By Adrian Faelli (Lawyer) and Koula Politis (Senior Associate).
On 21 January 2019, the French independent data protection agency, CNIL, fined US-based Google €50m (AUD $79.8m) for failing to provide users with transparent information concerning its data processing purposes, storage periods and ad personalisation.
This marks the largest fine imposed under the EU’s General Data Protection Regulation (“GDPR”) since its implementation less than a year ago. It also represents a timely reminder that EU national regulators have the power to issue extensive fines to foreign, non-compliant businesses (up to 4% of their worldwide annual revenue) and are beginning to exercise these powers after concluding lengthy and rigorous investigations. In Google’s case, CNIL’s investigation commenced after receiving complaints on 25 May 2018, the day the GDPR came into effect.
The French regulator concluded that Google had violated two main themes of the GDPR:
- the principle that processing of personal data must be lawful, fair and transparent; and
- where a company relies on obtaining consent to collect and process personal data, processing of that personal data will only be lawful if the individual’s consent is freely given, specific, informed and contains a statement or a clear affirmative action that indicates agreement to the type of processing.
First, they found that Google failed to ensure information concerning data processing purposes, data transmission and storage, and categories of personal data collected was readily accessible to users. CNIL focused on the fact Google made it difficult to access this essential information (only accessible after 5 or 6 clicks in some instances) and when accessible, the information was fragmented, unclear and was not comprehensive. Users were forced to make multiple clicks and consult several documents in order to access and identify the relevant information.

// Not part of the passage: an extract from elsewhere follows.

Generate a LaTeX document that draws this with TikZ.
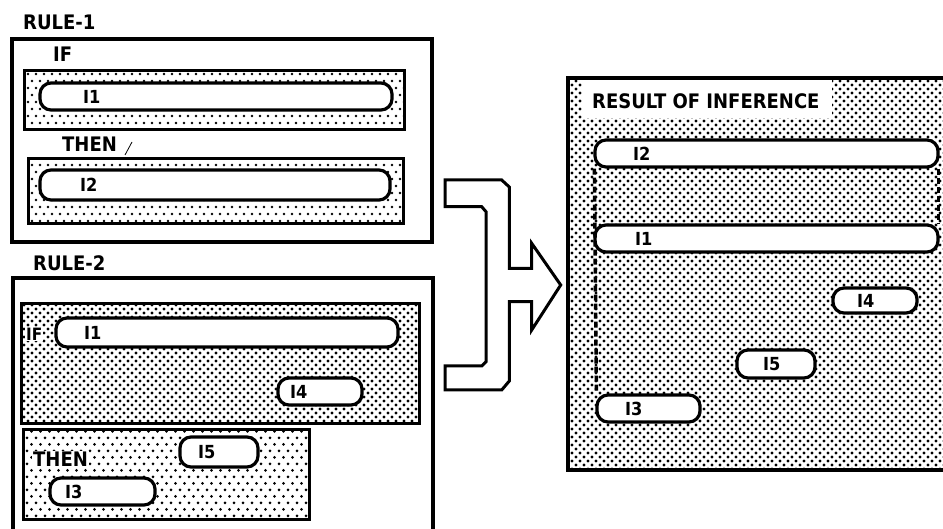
\documentclass[tikz,border=0pt]{standalone}
\usepackage{fontspec}
\setmainfont{DejaVu Sans Condensed}
\usetikzlibrary{patterns}
\pgfdeclarepatternformonly{stipA}{\pgfqpoint{-1.8pt}{-1.8pt}}{\pgfqpoint{5.8pt}{5.8pt}}{\pgfqpoint{8pt}{8pt}}{%
  \pgfpathcircle{\pgfqpoint{0pt}{0pt}}{1.6pt}%
  \pgfpathcircle{\pgfqpoint{4pt}{4pt}}{1.6pt}%
  \pgfusepath{fill}}
\pgfdeclarepatternformonly{stipB}{\pgfqpoint{-1.6pt}{-1.6pt}}{\pgfqpoint{5.6pt}{8.6pt}}{\pgfqpoint{8pt}{14pt}}{%
  \pgfpathcircle{\pgfqpoint{0pt}{0pt}}{1.4pt}%
  \pgfpathcircle{\pgfqpoint{4pt}{7pt}}{1.4pt}%
  \pgfusepath{fill}}
\pgfdeclarepatternformonly{stipC}{\pgfqpoint{-1.7pt}{-1.7pt}}{\pgfqpoint{6.2pt}{8.2pt}}{\pgfqpoint{9pt}{13pt}}{%
  \pgfpathcircle{\pgfqpoint{0pt}{0pt}}{1.5pt}%
  \pgfpathcircle{\pgfqpoint{4.5pt}{6.5pt}}{1.5pt}%
  \pgfusepath{fill}}
\tikzset{
  outerbox/.style={draw, line width=4pt, inner sep=0pt},
  stipbox/.style={draw, line width=3.2pt, inner sep=0pt, anchor=north west},
  pill/.style={draw, line width=3.2pt, fill=white, rounded corners=11pt,
    inner ysep=0pt, align=left, font=\bfseries\fontsize{18}{20}\selectfont},
  lbl/.style={font=\bfseries\fontsize{20}{24}\selectfont, inner sep=0pt, anchor=west},
  dashline/.style={line width=3.5pt, dash pattern=on 6pt off 3pt},
}
\begin{document}
\begin{tikzpicture}[x=1pt,y=-1pt]
\useasboundingbox (0,0) rectangle (943,529);
\fill[white] (0,0) rectangle (943,529);

% ---------- RULE-1 ----------
\node[lbl] (r1lbl) at (23,22.5) {RULE-1};
\node[outerbox, anchor=north west, minimum width=420pt, minimum height=203pt] (rule1) at (10,37) {};
\node[lbl] (r1if) at (53,54.5) {IF};
\node[stipbox, pattern=stipB, minimum width=380pt, minimum height=59pt] (r1ifbox) at (23,69) {};
\node[pill, minimum width=352pt, minimum height=27pt, inner xsep=43pt, text width=266pt] (r1i1) at (216,96.5) {I1};
\node[lbl] (r1then) at (62,144.5) {THEN};
\draw[line width=0.8pt] (125,155) -- (132,142);
\node[stipbox, pattern=stipB, minimum width=375pt, minimum height=65pt] (r1thenbox) at (27,157) {};
\node[pill, minimum width=350pt, minimum height=30pt, inner xsep=40pt, text width=270pt] (r1i2) at (215,185) {I2};

% ---------- RULE-2 ----------
\node[lbl] (r2lbl) at (33,263.5) {RULE-2};
\draw[line width=4pt] (13,535) -- (13,278) -- (433,278) -- (433,535);
\node[stipbox, pattern=stipA, minimum width=398pt, minimum height=120pt] (r2ifbox) at (20,302) {};
\node[lbl, font=\bfseries\fontsize{17}{20}\selectfont, fill=white, inner sep=1pt] (r2if) at (25,334) {IF};
\node[pill, minimum width=342pt, minimum height=29pt, inner xsep=28pt, text width=286pt] (r2i1) at (227,332.5) {I1};
\node[pill, minimum width=84pt, minimum height=27pt, inner xsep=12pt, text width=60pt] (r2i4) at (320,391.5) {I4};
\node[stipbox, pattern=stipC, minimum width=286pt, minimum height=90pt] (r2thenbox) at (22,428) {};
\node[lbl, fill=white, inner sep=1pt] (r2then) at (32,459.5) {THEN};
\node[pill, minimum width=78pt, minimum height=30pt, inner xsep=18pt, text width=42pt] (r2i5) at (219,452) {I5};
\node[pill, minimum width=105pt, minimum height=27pt, inner xsep=15pt, text width=75pt] (r2i3) at (102.5,491.5) {I3};

% ---------- arrow ----------
\draw[line width=3pt, line join=miter, fill=white]
  (445,180) -- (501.7,180) -- (509.3,187) -- (509.3,268.3) -- (531.7,268.3)
  -- (531.7,243.3) -- (560.7,285) -- (531.7,330) -- (531.7,301.7) -- (509.3,301.7)
  -- (509.3,381) -- (501.7,390) -- (445,390) -- (445,366) -- (481.7,366)
  -- (486,361.7) -- (486,211.7) -- (481.7,206.7) -- (445,206.7) -- cycle;

% ---------- RESULT ----------
\fill[pattern=stipA] (568,78) rectangle (950,470);
\draw[line width=4pt] (950,78) -- (568,78) -- (568,470) -- (950,470);
\fill[white] (582,80) rectangle (832,118);
\node[lbl, font=\bfseries\fontsize{20}{24}\selectfont] (reslbl) at (592,101.5) {RESULT OF INFERENCE};
\node[pill, minimum width=343pt, minimum height=27pt, inner xsep=38pt, text width=267pt] (ri2) at (766.5,153.5) {I2};
\node[pill, minimum width=343pt, minimum height=27pt, inner xsep=40pt, text width=263pt] (ri1) at (766.5,238.5) {I1};
\node[pill, minimum width=84pt, minimum height=25pt, inner xsep=24pt, text width=36pt] (ri4) at (875,300.5) {I4};
\node[pill, minimum width=78pt, minimum height=28pt, inner xsep=26pt, text width=26pt] (ri5) at (776,364) {I5};
\node[pill, minimum width=103pt, minimum height=27pt, inner xsep=28pt, text width=47pt] (ri3) at (648.5,408.5) {I3};
\draw[dashline] ([xshift=1pt]ri2.south west) -- ([xshift=1pt]ri3.north west);
\draw[dashline] ([xshift=-1pt]ri2.south east) -- ([xshift=-1pt]ri1.north east);
\end{tikzpicture}
\end{document}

Further, Google’s description of the “purposes” for processing was “too generic and vague” as were the categories of data processed for those purposes. For example, at least twenty services offered by Google are likely to be involved in the processing of personal data, which may include web browsing history, history of use of applications, data stored locally on the equipment (such as address books) and geolocation of the device. CNIL found Google’s lack of accessible information left users unclear about the legal basis for personalisation of ads or the legitimate interests of the company and that they failed to provide adequate information around data retention periods.
Secondly, CNIL found Google did not have a legal basis for ad personalisation as it failed to validly obtain user’s consent. Users could not provide informed consent as the information provided failed to disclose the full extent of the personal data Google collected and processed. Users were told that Google can show them ads based on their activity in Google services such as YouTube and on Google’s “websites and partner applications”. However, it was not possible for a user to read what those websites and partner applications were in order to properly understand the number of services and the nature and volume of data that is collected. Consent was deemed ambiguous, as boxes related to ad personalisation were pre-ticked when creating an account. CNIL found that a user could complete creating an account by clicking “I accept” without being taken to the options page to uncheck the default settings and could therefore not have made a positive statement that they agreed to the types of processing. CNIL deemed this type of consent was not valid and ineffective and instead confirmed that consent requires a “clear, affirmative action from the user”.
What are the implications for Australian businesses?
CNIL’s reasons for penalising Google are an important reminder for Australian businesses caught by the GDPR to ensure that:
- information concerning how and why a user’s personal data is collected and used by the business is easily accessible and transparent on their online platforms; and
- they ensure specific, informed and affirmative consent is obtained from users for each of the purposes for collecting and processing personal data.
Ultimately, the penalty suggests the interpretation and limits of the GDPR are still being tested. Watch this space!